The Appellate Division, Third Department, recently decided a case in which it held that the insured was estopped from asserting a claim against the property insurer for damage to business personal property in excess of the valuation placed on the property by the insured in a bankruptcy filing several months before the property was destroyed by fire. Kittner, Individually, and as Assignee of Stewart Quimby, et al. vs. Eastern Mutual Insurance Company, 80 A.D.3d 843 (3d Dep't. 2011).
Design Science Toys, Ltd., ("DST"), was a corporation controlled by Cary Kittner and Stewart Quimby, her husband. In 2003, Kittner and Quimby formed QK Properties, LLC, ("QK") which purchased a building and rented it to DST. In October, 2005, QK sold the building, but DST continued to store its inventory and equipment in the building.
In December, 2005, DST filed a Chapter 7 bankruptcy petition, and valued the equipment and inventory at $5,052.93. When the bankruptcy was concluded, the Trustee abandoned the equipment and inventory. DST then transferred its post-bankruptcy assets to QK.
In March, 2006, the equipment was destroyed by a fire. DST and QK made a claim under an insurance policy issued by Eastern Mutual Insurance Company (Eastern). In a sworn proof of loss, signed by Kittner and Quimby, DST and QK valued the equipment at $212,427. Thereafter, Eastern denied the claim in full.
Plaintiffs commenced suit in January, 2008. Eastern moved for summary judgment dismissing the complaint on the grounds, among others, that Kittner lacked standing to recover under the policy, that the policy was null and void because the sworn proof of loss contained material misrepresentations, and that the plaintiffs were judicially estopped from claiming that the property was valued higher than the amount claimed in the bankruptcy petition.
Supreme Court denied the motion, as well as the Defendant's subsequent motion for leave to renew and/or reargue. Defendant appealed.
The Appellate Division agreed with Eastern that Kittner lacked standing and that she did not have an insurable interest in the property. The Court noted that the policy only covered the business property of DST and QK, the named insureds.
Although DST had assigned all of its interests in any claims to Kittner, since DST had previously transferred all of its post-bankruptcy assets to QK, there was nothing for DST to transfer to Kittner. As a result, she had no insurable interest in the policy proceeds. The parties did not contest the lower court's determination that Kittner did not have standing to raise claims with respect to any property owned by QK.

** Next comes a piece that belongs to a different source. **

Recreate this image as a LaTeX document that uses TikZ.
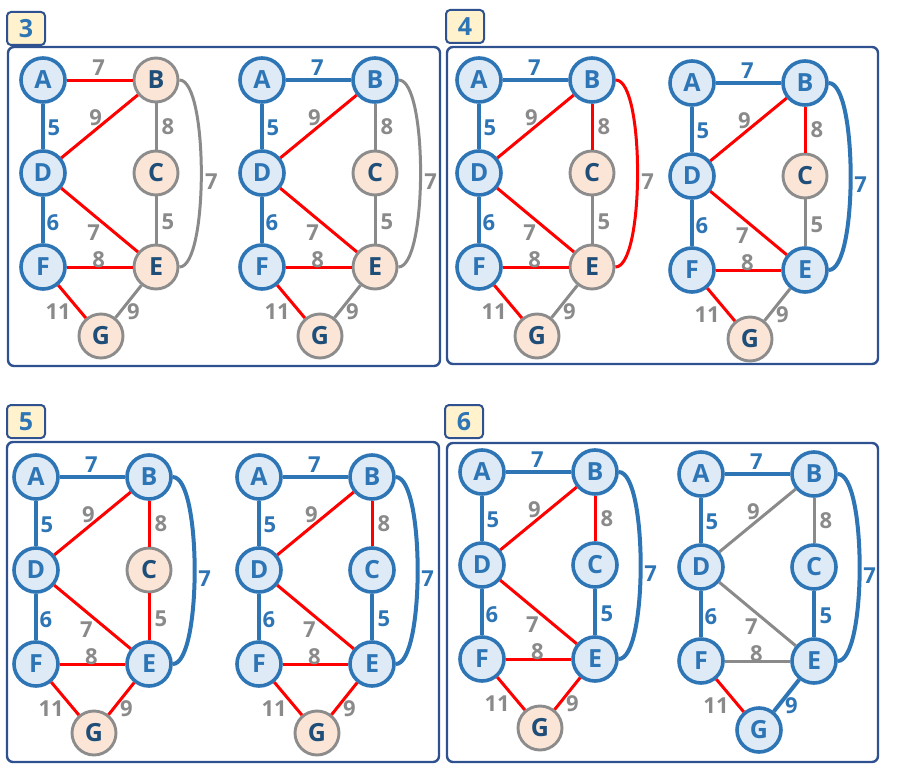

The Appellate Division also found that DST was judicially estopped from claiming "that the same equipment and inventory had a value some forty times that as previously asserted***" in the bankruptcy proceeding. The Court noted that, in filing its petition in bankruptcy, DST valued its equipment and inventory at $5,052.93, and eight months later, after the fire, DST and QK valued the same items at $212,427.
Finally, the Court addressed the Defendant's motion to dismiss the Plaintiffs' claim on the grounds that the policy was void as a result of material misrepresentations in the sworn proof of loss. The Court held:
As the proponent for summary judgment, defendant bore the burden of demonstrating plaintiffs' material misrepresentation (see Precision Auto Accessories Inc. v Utica First Ins. Co., 52 A.D.3d 1198, 1200 [2008] lv. denied 11 N.Y.3d 709 [2008]). Here, while defendant relies on DST's bankruptcy filing, listing the value of the property to total $5,052.93, which is in sharp contrast to the $212,427 figure set forth in the proof of loss, defendant tendered no proof of plaintiffs' intent to defraud – 'a necessary element to the defense' (Deitsch Textiles v. New York Prop. Ins. Underwriting Assn., 62 N.Y.2d at 1001). Accordingly, Supreme Court properly denied Defendant's motion seeking summary judgment based on plaintiffs' alleged material misrepresentations.
This is an example of the application of the doctrine of judicial estoppel in connection with the valuation of an insurance claim following a bankruptcy proceeding. Nevertheless, the Court refused to dismiss the claim in its entirety based upon material misrepresentation in light of the gross disparity between the amount claimed in the bankruptcy filing and in the proof of loss to the insurer.